Work to do: Starting at the top of the listing, extract every line up to and including the one with "import seaborn as sns". Pictures stay out of the copy.

------------------------------

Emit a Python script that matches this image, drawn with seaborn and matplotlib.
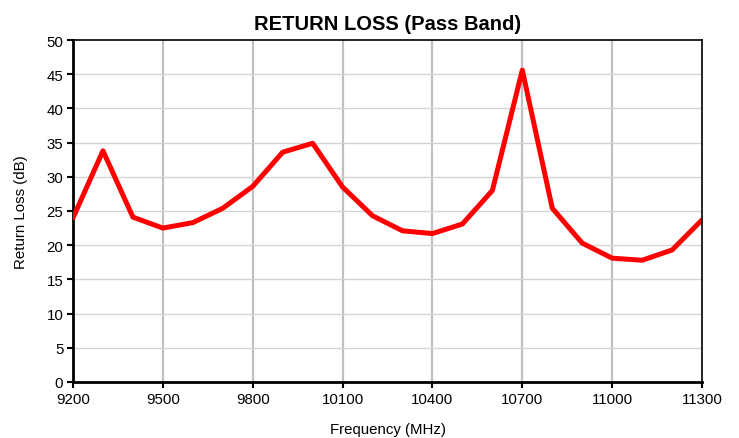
import numpy as np
import pandas as pd
import matplotlib
matplotlib.use("Agg")
import matplotlib.pyplot as plt
import seaborn as sns

# values
freq_mhz = [9200, 9300, 9400, 9500, 9600, 9700, 9800, 9900, 10000, 10100, 10200,
            10300, 10400, 10500, 10600, 10700, 10800, 10900, 11000, 11100, 11200, 11300]
return_loss_db = [24.0, 33.8, 24.1, 22.5, 23.3, 25.4, 28.6, 33.6, 34.9, 28.5, 24.3,
                  22.1, 21.7, 23.1, 28.0, 45.6, 25.4, 20.3, 18.1, 17.8, 19.3, 23.7]
x_ticks = [9200, 9500, 9800, 10100, 10400, 10700, 11000, 11300]
y_ticks = list(range(0, 51, 5))

df = pd.DataFrame({"Frequency (MHz)": freq_mhz, "Return Loss (dB)": return_loss_db})

sns.set_style("white")
plt.rcParams['font.family'] = ['Liberation Sans', 'DejaVu Sans']
plt.rcParams['text.color'] = 'black'
plt.rcParams['axes.labelcolor'] = 'black'

fig = plt.figure(figsize=(7.39, 4.39), dpi=100)
ax = fig.add_axes([0.0988, 0.1276, 0.8512, 0.779])

sns.lineplot(data=df, x="Frequency (MHz)", y="Return Loss (dB)", ax=ax,
             color="#ff0000", linewidth=3.6, zorder=3)

ax.set_xlim(9200, 11300)
ax.set_ylim(0, 50)
ax.set_xticks(x_ticks)
ax.set_yticks(y_ticks)
ax.set_xticklabels([str(t) for t in x_ticks], fontsize=10.8)
ax.set_yticklabels([str(t) for t in y_ticks], fontsize=10.8)

# vertical grid thicker than horizontal, like the original
ax.grid(False)
for xt in x_ticks[1:-1]:
    ax.axvline(xt, color="#c0c0c0", linewidth=1.6, zorder=1)
for yt in y_ticks[1:-1]:
    ax.axhline(yt, color="#d4d4d4", linewidth=1.0, zorder=1)

for side in ["left", "bottom"]:
    ax.spines[side].set_linewidth(2.0)
    ax.spines[side].set_color("black")
for side in ["top", "right"]:
    ax.spines[side].set_linewidth(1.2)
    ax.spines[side].set_color("black")
ax.spines["right"].set_zorder(4)

ax.tick_params(axis="both", direction="out", length=4, width=1.5, colors="black",
               labelcolor="black", bottom=True, left=True, pad=3)

ax.set_title("RETURN LOSS (Pass Band)", fontsize=14.5, fontweight="bold", pad=8,
             color="black")
ax.set_xlabel("Frequency (MHz)", fontsize=10.8, labelpad=12)
ax.set_ylabel("Return Loss (dB)", fontsize=10.8, labelpad=13)

fig.savefig("out.png", dpi=100)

------------------------------

Expected answer:
Emit a Python script that matches this image, drawn with seaborn and matplotlib.
import numpy as np
import pandas as pd
import matplotlib
matplotlib.use("Agg")
import matplotlib.pyplot as plt
import seaborn as sns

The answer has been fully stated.